之前有一個需求,有一批項目數據,需要對項目數據的標題按照一定進行清洗,清洗完之後去除重複標題的數據,得到最終結果。
已知項目數據一共有四種狀態,分別爲公告,預告,結果與變更。在這個需求裏,公告、預告爲同一規則,結果與變更爲另一規則,規則關鍵詞如下:
具體規則如下:
由此可知,我需要去除目標數據中所有規則關鍵詞的組合詞。
由於當時需求比較緊急,因此便馬上根據規則寫了一套很粗糙的程序。
具體思路如下:
- 由於擔心在程序運行期間跑關鍵詞組合不太方便,因此先用幾個for循環依次將所有組合詞跑出來。然後將這些組合詞複製後賦值給一些常量數組。
- 依據規則對數據進行清洗。
- 將清洗完的數據插入result表,在插入的時候判斷該表是否有相同標題的數據,若有則不插入。從而獲得去重後的數據。
看起來似乎不錯,但是其實第一步就沒有成功,因爲跑出來的關鍵詞實在是太多了。
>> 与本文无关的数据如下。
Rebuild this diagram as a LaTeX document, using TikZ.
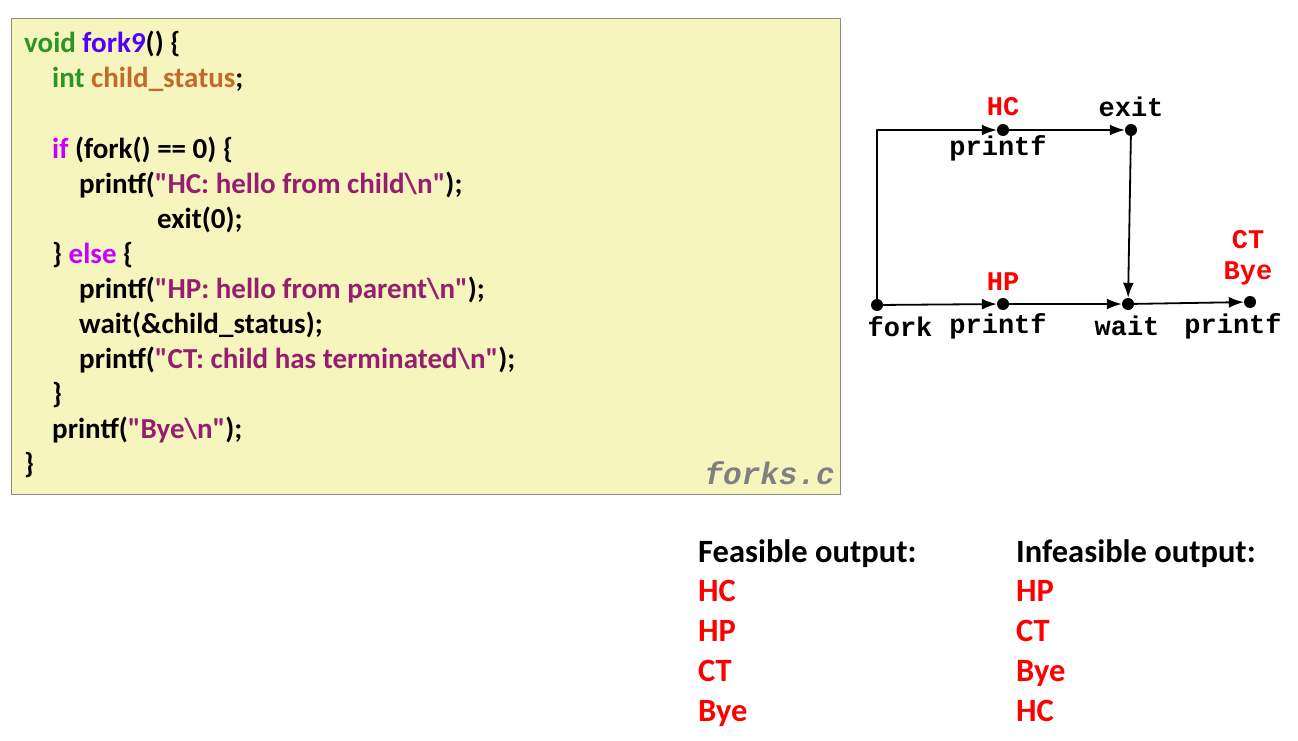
\documentclass[tikz,border=0pt]{standalone}
\usepackage{xcolor}
\usepackage{fontspec}
\usetikzlibrary{arrows.meta}
\setmainfont{Carlito}[Ligatures=TeXOff]
\newfontfamily\courierbf{Liberation Mono}[BoldFont=* Bold]

\definecolor{codebg}{HTML}{F7F5BE}
\definecolor{codeframe}{HTML}{8C8C7A}
\definecolor{kwgreen}{HTML}{2B9526}
\definecolor{fnblue}{HTML}{5000FF}
\definecolor{varbrown}{HTML}{C46A28}
\definecolor{kwpurple}{HTML}{C800FF}
\definecolor{strcol}{HTML}{961E6E}

\begin{document}
\begin{tikzpicture}[x=1pt, y=-1pt, line cap=round, line join=round,
		codeline/.style={anchor=base west, inner sep=0pt, font=\fontsize{29}{32}\selectfont\bfseries},
		outline/.style={anchor=base west, inner sep=0pt, font=\fontsize{32.5}{36}\selectfont\bfseries},
		lbl/.style={inner sep=0pt, font=\courierbf\fontsize{27}{30}\selectfont\bfseries},
		evt/.style={circle, fill=black, inner sep=0pt, minimum size=12pt},
		flow/.style={-{Latex[length=15pt,width=11pt]}, line width=1.8pt}]
		
		\useasboundingbox (0,0) rectangle (1298,741);
		
		% Code box
		\draw[codeframe, fill=codebg, line width=0.8pt] (11,18) rectangle (840,494);
		\node[codeline] (l1) at (24,53) {\textcolor{kwgreen}{void} \textcolor{fnblue}{fork9}() \{};
		\node[codeline] (l2) at (52,88) {\textcolor{kwgreen}{int} \textcolor{varbrown}{child\_status};};
		\node[codeline] (l3) at (52,158) {\textcolor{kwpurple}{if} (fork() == 0) \{};
		\node[codeline] (l4) at (79,193) {printf(\textcolor{strcol}{"HC: hello from child\textbackslash n"});};
		\node[codeline] (l5) at (157,228) {exit(0);};
		\node[codeline] (l6) at (52,263) {\} \textcolor{kwpurple}{else} \{};
		\node[codeline] (l7) at (79,298) {printf(\textcolor{strcol}{"HP: hello from parent\textbackslash n"});};
		\node[codeline] (l8) at (79,333) {wait(\&child\_status);};
		\node[codeline] (l9) at (79,368) {printf(\textcolor{strcol}{"CT: child has terminated\textbackslash n"});};
		\node[codeline] (l10) at (52,403) {\}};
		\node[codeline] (l11) at (52,438) {printf(\textcolor{strcol}{"Bye\textbackslash n"});};
		\node[codeline] (l12) at (24,473) {\}};
		\node[anchor=base east, inner sep=0pt, text=gray, font=\courierbf\fontsize{31}{34}\selectfont\bfseries\itshape] (fname) at (835,484) {forks.c};
		
		% Process graph
		\node[evt] (fork) at (877,305) {};
		\node[evt] (hp) at (1003,304) {};
		\node[evt] (wait) at (1128,304) {};
		\node[evt] (bye) at (1250,302) {};
		\node[evt] (hc) at (1003,130) {};
		\node[evt] (exit) at (1131,130) {};
		\coordinate (corner) at (877,130);
		
		\draw[flow] (fork.center) -- (corner) -- (hc);
		\draw[flow] (hc) -- (exit);
		\draw[flow] (exit.center) -- (wait);
		\draw[flow] (fork) -- (hp);
		\draw[flow] (hp) -- (wait);
		\draw[flow] (wait) -- (bye);
		
		% Labels
		\node[lbl, text=red] (hctxt) at (1003,107) {HC};
		\node[lbl] (hclbl) at (998,148) {printf};
		\node[lbl] (exitlbl) at (1131,107) {exit};
		\node[lbl, text=red] (hptxt) at (1003,282) {HP};
		\node[lbl] (forklbl) at (900,327) {fork};
		\node[lbl] (hplbl) at (998,326) {printf};
		\node[lbl] (waitlbl) at (1127,326) {wait};
		\node[lbl] (byelbl) at (1233,326) {printf};
		\node[lbl, text=red] (cttxt) at (1248,240) {CT};
		\node[lbl, text=red] (byetxt) at (1248,273) {Bye};
		
		% Outputs
		\node[outline] (feas) at (698,562) {Feasible output:};
		\node[outline, text=red] (f1) at (698,601) {HC};
		\node[outline, text=red] (f2) at (698,641) {HP};
		\node[outline, text=red] (f3) at (698,681) {CT};
		\node[outline, text=red] (f4) at (698,721) {Bye};
		\node[outline] (infeas) at (1016,562) {Infeasible output:};
		\node[outline, text=red] (i1) at (1016,601) {HP};
		\node[outline, text=red] (i2) at (1016,641) {CT};
		\node[outline, text=red] (i3) at (1016,681) {Bye};
		\node[outline, text=red] (i4) at (1016,721) {HC};
		
	\end{tikzpicture}
\end{document}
如果如果賦值給常量數組,空間不足,項目無法啓動。
因此對第一步進行改進。
- 由於無法將這些數據賦值給常量數組,所以我將這些跑出來的數據存在了表裏面。程序運行的時候用一個list去接受這些表的數據就可以。
- 此時,需求方說需要保留原標題,於是啓用了備用字段spare4,用來存放標題。只要在規則程序開始前,將title字段複製給spare4,針對spare4進行清洗即可。
- 同時,我發現上一個思路的最後一個步驟似乎並不需要。我只需要對清洗完的數據進行一個group by spare,progid 就可以獲得最終數據。
在修改完程序之後,測試了一下效率,後來發現並不是很快,因爲我將所有狀態的數據的清洗都放在了一個函數裏面,需要串行執行。假設我有一百萬的數據,公告、預告佔五十萬,結果、變更佔五十萬。這樣的話,我就需要等待前一個狀態清洗完畢纔可以對另一個狀態進行清洗。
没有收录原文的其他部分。